- WORK REQUIRED -
Your task is to copy the listing exactly, with the pictures left out.

- GIVEN DATA -

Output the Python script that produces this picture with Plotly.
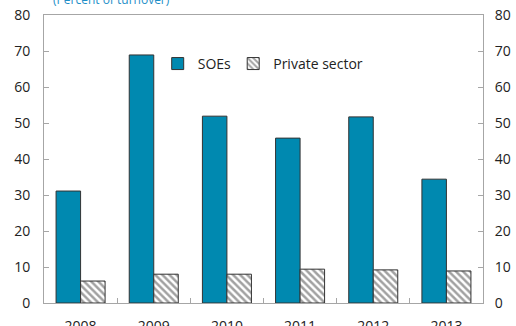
import plotly.graph_objects as go

years = ["2008", "2009", "2010", "2011", "2012", "2013"]
soes = [31.1, 68.9, 51.9, 45.8, 51.7, 34.4]
private_sector = [6.1, 8.0, 8.0, 9.4, 9.2, 8.9]

font_family = "Open Sans, Noto Sans, sans-serif"
axis_grey = "#a6a6a6"

fig = go.Figure()
fig.add_trace(go.Bar(
    x=years, y=soes, name="SOEs", legend="legend",
    marker=dict(color="#0089b0", line=dict(color="#333333", width=1)),
))
fig.add_trace(go.Bar(
    x=years, y=private_sector, name="Private sector", legend="legend2",
    marker=dict(color="white",
                pattern=dict(shape="\\", fgcolor="#444444", bgcolor="white",
                             size=5, solidity=0.5),
                line=dict(color="#333333", width=1)),
))
# invisible trace to carry the right-hand axis
fig.add_trace(go.Scatter(x=years, y=[None] * len(years), yaxis="y2",
                         showlegend=False, hoverinfo="skip"))

legend_style = dict(orientation="h", y=0.83, xanchor="left", yanchor="middle",
                    font=dict(size=14), itemwidth=30, bgcolor="rgba(0,0,0,0)")

fig.update_layout(
    width=516, height=326,
    margin=dict(l=44, r=33, t=15, b=23),
    paper_bgcolor="white", plot_bgcolor="white",
    barmode="group", bargap=0.33, bargroupgap=0,
    font=dict(family=font_family, size=14, color="#222222"),
    showlegend=True,
    legend=dict(x=0.259, **legend_style),
    legend2=dict(x=0.431, **legend_style),
    xaxis=dict(showline=True, linecolor=axis_grey, linewidth=1, mirror=True,
               ticks="inside", tickson="boundaries", ticklen=5, tickcolor=axis_grey,
               ticklabelstandoff=10, showgrid=False, automargin=False),
    yaxis=dict(range=[0, 80], dtick=10, showline=True, linecolor=axis_grey,
               ticks="inside", ticklen=5, tickcolor=axis_grey, showgrid=False,
               zeroline=False, ticklabelstandoff=10, automargin=False),
    yaxis2=dict(range=[0, 80], dtick=10, overlaying="y", side="right",
                showline=True, linecolor=axis_grey, ticks="inside", ticklen=5,
                tickcolor=axis_grey, showgrid=False, zeroline=False,
                ticklabelstandoff=8, automargin=False),
    annotations=[dict(text="(Percent of turnover)", xref="paper", yref="paper",
                      x=0.016, y=1.0, xanchor="left", yanchor="bottom", yshift=5,
                      showarrow=False, font=dict(size=12, color="#1f8fc8"))],
)

fig.write_html("out.html")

- RESULT FOR THIS EXERCISE -
Output the Python script that produces this picture with Plotly.
import plotly.graph_objects as go

years = ["2008", "2009", "2010", "2011", "2012", "2013"]
soes = [31.1, 68.9, 51.9, 45.8, 51.7, 34.4]
private_sector = [6.1, 8.0, 8.0, 9.4, 9.2, 8.9]

font_family = "Open Sans, Noto Sans, sans-serif"
axis_grey = "#a6a6a6"

fig = go.Figure()
fig.add_trace(go.Bar(
    x=years, y=soes, name="SOEs", legend="legend",
    marker=dict(color="#0089b0", line=dict(color="#333333", width=1)),
))
fig.add_trace(go.Bar(
    x=years, y=private_sector, name="Private sector", legend="legend2",
    marker=dict(color="white",
                pattern=dict(shape="\\", fgcolor="#444444", bgcolor="white",
                             size=5, solidity=0.5),
                line=dict(color="#333333", width=1)),
))
# invisible trace to carry the right-hand axis
fig.add_trace(go.Scatter(x=years, y=[None] * len(years), yaxis="y2",
                         showlegend=False, hoverinfo="skip"))

legend_style = dict(orientation="h", y=0.83, xanchor="left", yanchor="middle",
                    font=dict(size=14), itemwidth=30, bgcolor="rgba(0,0,0,0)")

fig.update_layout(
    width=516, height=326,
    margin=dict(l=44, r=33, t=15, b=23),
    paper_bgcolor="white", plot_bgcolor="white",
    barmode="group", bargap=0.33, bargroupgap=0,
    font=dict(family=font_family, size=14, color="#222222"),
    showlegend=True,
    legend=dict(x=0.259, **legend_style),
    legend2=dict(x=0.431, **legend_style),
    xaxis=dict(showline=True, linecolor=axis_grey, linewidth=1, mirror=True,
               ticks="inside", tickson="boundaries", ticklen=5, tickcolor=axis_grey,
               ticklabelstandoff=10, showgrid=False, automargin=False),
    yaxis=dict(range=[0, 80], dtick=10, showline=True, linecolor=axis_grey,
               ticks="inside", ticklen=5, tickcolor=axis_grey, showgrid=False,
               zeroline=False, ticklabelstandoff=10, automargin=False),
    yaxis2=dict(range=[0, 80], dtick=10, overlaying="y", side="right",
                showline=True, linecolor=axis_grey, ticks="inside", ticklen=5,
                tickcolor=axis_grey, showgrid=False, zeroline=False,
                ticklabelstandoff=8, automargin=False),
    annotations=[dict(text="(Percent of turnover)", xref="paper", yref="paper",
                      x=0.016, y=1.0, xanchor="left", yanchor="bottom", yshift=5,
                      showarrow=False, font=dict(size=12, color="#1f8fc8"))],
)

fig.write_html("out.html")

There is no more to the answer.